**Exercise**
Write out the data again exactly, skipping every picture.

**Raw data**
■ ■ ■ ■ ■

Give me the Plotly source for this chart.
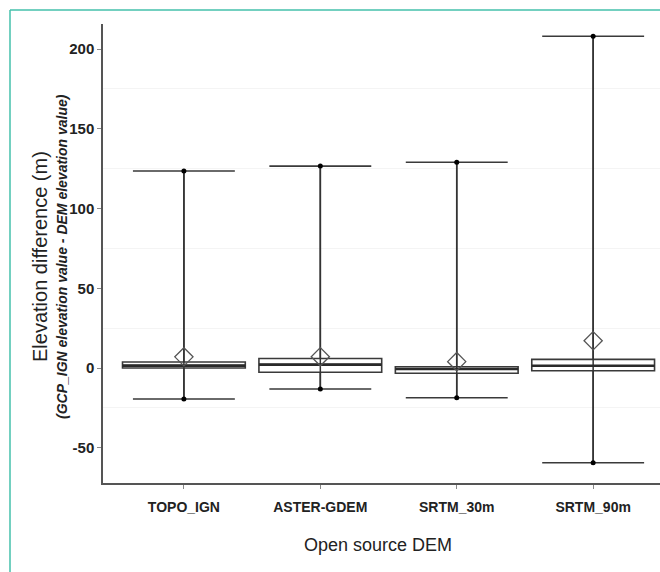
import plotly.graph_objects as go

categories = ["TOPO_IGN", "ASTER-GDEM", "SRTM_30m", "SRTM_90m"]
q1 = [0.0, -2.7, -3.3, -1.7]
median = [1.5, 2.1, -0.6, 1.4]
q3 = [3.8, 6.0, 0.8, 5.4]
minimum = [-19.4, -13.2, -18.6, -59.4]
maximum = [123.5, 126.6, 129.0, 208.0]
mean = [7.0, 7.1, 4.0, 17.1]
yticks = [-50, 0, 50, 100, 150, 200]
ytick_labels = ["-50", "0", "50", "100", "150", "200"]

pos = list(range(len(categories)))
BOXW = 0.9

# plot area in pixels
W, H = 660, 572
L, R, T, B = 103, 0, 24, 89
pw, ph = W - L - R, H - T - B

def px(xp):
    return (xp - L) / pw

def py(yp):
    return (H - B - yp) / ph

fig = go.Figure()

fig.add_trace(go.Box(
    x=pos, q1=q1, median=median, q3=q3,
    lowerfence=minimum, upperfence=maximum,
    width=BOXW, whiskerwidth=0.83,
    fillcolor="rgba(255,255,255,0)",
    line=dict(color="#3a3a3a", width=1.6),
    boxpoints=False, showlegend=False, hoverinfo="skip",
))

# vertical range lines through the boxes
for i in pos:
    fig.add_trace(go.Scatter(
        x=[pos[i], pos[i]], y=[minimum[i], maximum[i]], mode="lines",
        line=dict(color="#333333", width=1.5), showlegend=False, hoverinfo="skip"))
    fig.add_trace(go.Scatter(
        x=[pos[i] - BOXW / 2, pos[i] + BOXW / 2], y=[median[i], median[i]], mode="lines",
        line=dict(color="#2a2a2a", width=2.6), showlegend=False, hoverinfo="skip"))

# end dots
fig.add_trace(go.Scatter(
    x=pos + pos, y=minimum + maximum, mode="markers",
    marker=dict(color="black", size=5), showlegend=False, hoverinfo="skip"))

# mean diamonds
fig.add_trace(go.Scatter(
    x=pos, y=mean, mode="markers",
    marker=dict(symbol="diamond-open", color="#555555", size=14, line=dict(width=1.3)),
    showlegend=False, hoverinfo="skip"))

fig.update_layout(
    width=W, height=H,
    margin=dict(l=L, r=R, t=T, b=B, pad=0),
    plot_bgcolor="white", paper_bgcolor="white",
    font=dict(family="Liberation Sans, Arial, sans-serif", color="#222222"),
    xaxis=dict(
        range=[-0.593, 3.49], tickvals=pos, ticktext=categories,
        showgrid=False, zeroline=False,
        showline=True, linecolor="#555555", linewidth=1.5,
        ticks="outside", ticklen=4, tickcolor="#888888", tickwidth=1,
        ticklabelstandoff=6,
        tickfont=dict(size=14, weight="bold", color="#222222"),
    ),
    yaxis=dict(
        range=[-72.1, 215.7], tickvals=yticks, ticktext=ytick_labels,
        showgrid=False, zeroline=False,
        showline=True, linecolor="#555555", linewidth=1.5,
        ticks="outside", ticklen=4, tickcolor="#888888", tickwidth=1,
        tickfont=dict(size=15, weight="bold", color="#222222"),
        minor=dict(tick0=25, dtick=50, showgrid=True, gridcolor="#f4f4f4", gridwidth=1, ticks=""),
    ),
    annotations=[
        dict(text="Elevation difference (m)", x=px(40), y=py(257), xref="paper", yref="paper",
             textangle=-90, showarrow=False, font=dict(size=20, color="#222222"),
             xanchor="center", yanchor="middle"),
        dict(text="<b><i>(GCP_IGN elevation value - DEM elevation value)</i></b>",
             x=px(62), y=py(257), xref="paper", yref="paper",
             textangle=-90, showarrow=False, font=dict(size=14, color="#222222"),
             xanchor="center", yanchor="middle"),
        dict(text="Open source DEM", x=px(378), y=py(545), xref="paper", yref="paper",
             showarrow=False, font=dict(size=18, color="#222222"),
             xanchor="center", yanchor="middle"),
    ],
    shapes=[
        dict(type="line", xref="paper", yref="paper", x0=px(10), x1=px(10), y0=py(10), y1=py(572),
             line=dict(color="#45c1ab", width=1.5)),
        dict(type="line", xref="paper", yref="paper", x0=px(10), x1=px(660), y0=py(10), y1=py(10),
             line=dict(color="#45c1ab", width=1.5)),
    ],
)

fig.write_html("out.html")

■ ■ ■ ■ ■

**Exercise solution**
Give me the Plotly source for this chart.
import plotly.graph_objects as go

categories = ["TOPO_IGN", "ASTER-GDEM", "SRTM_30m", "SRTM_90m"]
q1 = [0.0, -2.7, -3.3, -1.7]
median = [1.5, 2.1, -0.6, 1.4]
q3 = [3.8, 6.0, 0.8, 5.4]
minimum = [-19.4, -13.2, -18.6, -59.4]
maximum = [123.5, 126.6, 129.0, 208.0]
mean = [7.0, 7.1, 4.0, 17.1]
yticks = [-50, 0, 50, 100, 150, 200]
ytick_labels = ["-50", "0", "50", "100", "150", "200"]

pos = list(range(len(categories)))
BOXW = 0.9

# plot area in pixels
W, H = 660, 572
L, R, T, B = 103, 0, 24, 89
pw, ph = W - L - R, H - T - B

def px(xp):
    return (xp - L) / pw

def py(yp):
    return (H - B - yp) / ph

fig = go.Figure()

fig.add_trace(go.Box(
    x=pos, q1=q1, median=median, q3=q3,
    lowerfence=minimum, upperfence=maximum,
    width=BOXW, whiskerwidth=0.83,
    fillcolor="rgba(255,255,255,0)",
    line=dict(color="#3a3a3a", width=1.6),
    boxpoints=False, showlegend=False, hoverinfo="skip",
))

# vertical range lines through the boxes
for i in pos:
    fig.add_trace(go.Scatter(
        x=[pos[i], pos[i]], y=[minimum[i], maximum[i]], mode="lines",
        line=dict(color="#333333", width=1.5), showlegend=False, hoverinfo="skip"))
    fig.add_trace(go.Scatter(
        x=[pos[i] - BOXW / 2, pos[i] + BOXW / 2], y=[median[i], median[i]], mode="lines",
        line=dict(color="#2a2a2a", width=2.6), showlegend=False, hoverinfo="skip"))

# end dots
fig.add_trace(go.Scatter(
    x=pos + pos, y=minimum + maximum, mode="markers",
    marker=dict(color="black", size=5), showlegend=False, hoverinfo="skip"))

# mean diamonds
fig.add_trace(go.Scatter(
    x=pos, y=mean, mode="markers",
    marker=dict(symbol="diamond-open", color="#555555", size=14, line=dict(width=1.3)),
    showlegend=False, hoverinfo="skip"))

fig.update_layout(
    width=W, height=H,
    margin=dict(l=L, r=R, t=T, b=B, pad=0),
    plot_bgcolor="white", paper_bgcolor="white",
    font=dict(family="Liberation Sans, Arial, sans-serif", color="#222222"),
    xaxis=dict(
        range=[-0.593, 3.49], tickvals=pos, ticktext=categories,
        showgrid=False, zeroline=False,
        showline=True, linecolor="#555555", linewidth=1.5,
        ticks="outside", ticklen=4, tickcolor="#888888", tickwidth=1,
        ticklabelstandoff=6,
        tickfont=dict(size=14, weight="bold", color="#222222"),
    ),
    yaxis=dict(
        range=[-72.1, 215.7], tickvals=yticks, ticktext=ytick_labels,
        showgrid=False, zeroline=False,
        showline=True, linecolor="#555555", linewidth=1.5,
        ticks="outside", ticklen=4, tickcolor="#888888", tickwidth=1,
        tickfont=dict(size=15, weight="bold", color="#222222"),
        minor=dict(tick0=25, dtick=50, showgrid=True, gridcolor="#f4f4f4", gridwidth=1, ticks=""),
    ),
    annotations=[
        dict(text="Elevation difference (m)", x=px(40), y=py(257), xref="paper", yref="paper",
             textangle=-90, showarrow=False, font=dict(size=20, color="#222222"),
             xanchor="center", yanchor="middle"),
        dict(text="<b><i>(GCP_IGN elevation value - DEM elevation value)</i></b>",
             x=px(62), y=py(257), xref="paper", yref="paper",
             textangle=-90, showarrow=False, font=dict(size=14, color="#222222"),
             xanchor="center", yanchor="middle"),
        dict(text="Open source DEM", x=px(378), y=py(545), xref="paper", yref="paper",
             showarrow=False, font=dict(size=18, color="#222222"),
             xanchor="center", yanchor="middle"),
    ],
    shapes=[
        dict(type="line", xref="paper", yref="paper", x0=px(10), x1=px(10), y0=py(10), y1=py(572),
             line=dict(color="#45c1ab", width=1.5)),
        dict(type="line", xref="paper", yref="paper", x0=px(10), x1=px(660), y0=py(10), y1=py(10),
             line=dict(color="#45c1ab", width=1.5)),
    ],
)

fig.write_html("out.html")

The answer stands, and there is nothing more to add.